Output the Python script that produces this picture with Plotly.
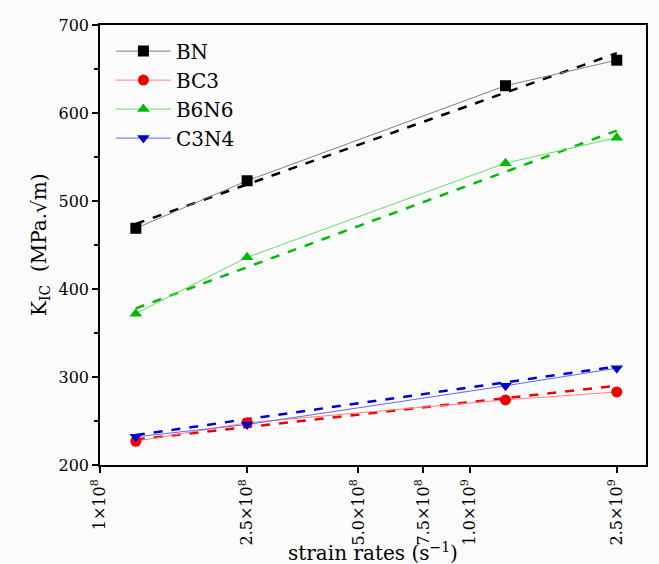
import plotly.graph_objects as go

strain = [1.25e8, 2.5e8, 1.25e9, 2.5e9]
fit_x = [1.25e8, 2.5e9]
names = ["BN", "BC3", "B6N6", "C3N4"]
BN = [469, 523, 631, 660]
BC3 = [227, 248, 274, 283]
B6N6 = [372, 436, 543, 572]
C3N4 = [232, 246, 290, 310]
BN_fit = [474, 668]
BC3_fit = [229, 290]
B6N6_fit = [378, 580]
C3N4_fit = [234, 312]

x_tickvals = [1e8, 2.5e8, 5e8, 7.5e8, 1e9, 2.5e9]
x_ticktext = ["1×10<sup>8</sup>", "2.5×10<sup>8</sup>", "5.0×10<sup>8</sup>",
              "7.5×10<sup>8</sup>", "1.0×10<sup>9</sup>", "2.5×10<sup>9</sup>"]

series = [
    (BN, BN_fit, "#808080", "black", "black", "square"),
    (BC3, BC3_fit, "#ff8080", "#ee0000", "#ee0000", "circle"),
    (B6N6, B6N6_fit, "#66dd66", "#00bb00", "#00bb00", "triangle-up"),
    (C3N4, C3N4_fit, "#6666ee", "#0000cc", "#0000cc", "triangle-down"),
]

fig = go.Figure()
for name, (vals, fit, lc, mc, dc, sym) in zip(names, series):
    fig.add_trace(go.Scatter(x=fit_x, y=fit, mode="lines", showlegend=False,
                             line=dict(color=dc, width=2.5, dash="dash"),
                             hoverinfo="skip"))
for name, (vals, fit, lc, mc, dc, sym) in zip(names, series):
    fig.add_trace(go.Scatter(x=strain, y=vals, mode="lines+markers", name=name,
                             line=dict(color=lc, width=1),
                             marker=dict(symbol=sym, size=11, color=mc)))

font_family = "DejaVu Serif"
fig.update_layout(
    width=659, height=564,
    margin=dict(l=100, r=13, t=25, b=99),
    paper_bgcolor="#fbfbfb", plot_bgcolor="#fbfbfb",
    font=dict(family=font_family, color="black", size=15),
    showlegend=True,
    legend=dict(x=0.02, y=0.985, xanchor="left", yanchor="top",
                bgcolor="rgba(0,0,0,0)", font=dict(size=20, family=font_family),
                itemwidth=55, tracegroupgap=0),
    xaxis=dict(type="log", range=[8, 9.477], tickvals=x_tickvals, ticktext=x_ticktext,
               tickangle=-90, ticks="outside", ticklen=6, tickwidth=1.5, tickcolor="black",
               showline=True, linecolor="black", linewidth=1.5, mirror=True,
               showgrid=False, zeroline=False, automargin=False,
               tickfont=dict(size=16)),
    yaxis=dict(range=[200, 700], dtick=100, ticks="outside", ticklen=6, tickwidth=1.5,
               tickcolor="black", showline=True, linecolor="black", linewidth=1.5, mirror=True,
               showgrid=False, zeroline=False, automargin=False,
               minor=dict(dtick=50, ticks="outside", ticklen=4, tickwidth=1.5, tickcolor="black"),
               tickfont=dict(size=16)),
    annotations=[
        dict(text="strain rates (s<sup>−1</sup>)", xref="paper", yref="paper",
             x=0.5, y=0, yshift=-87, xanchor="center", yanchor="middle",
             showarrow=False, font=dict(size=20)),
        dict(text="K<sub>IC</sub>  (MPa.√m)", xref="paper", yref="paper",
             x=0, y=0.5, xshift=-60, xanchor="center", yanchor="middle", textangle=-90,
             showarrow=False, font=dict(size=20)),
    ],
)
fig.write_html("out.html")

+---+

* **GIVEN INSTRUCTION**
Write out the lines from the start of the material to the line with "C3N4_fit = [234, 312]", inclusive and exactly. Skip the pictures.

* **FULL OUTPUT**
Output the Python script that produces this picture with Plotly.
import plotly.graph_objects as go

strain = [1.25e8, 2.5e8, 1.25e9, 2.5e9]
fit_x = [1.25e8, 2.5e9]
names = ["BN", "BC3", "B6N6", "C3N4"]
BN = [469, 523, 631, 660]
BC3 = [227, 248, 274, 283]
B6N6 = [372, 436, 543, 572]
C3N4 = [232, 246, 290, 310]
BN_fit = [474, 668]
BC3_fit = [229, 290]
B6N6_fit = [378, 580]
C3N4_fit = [234, 312]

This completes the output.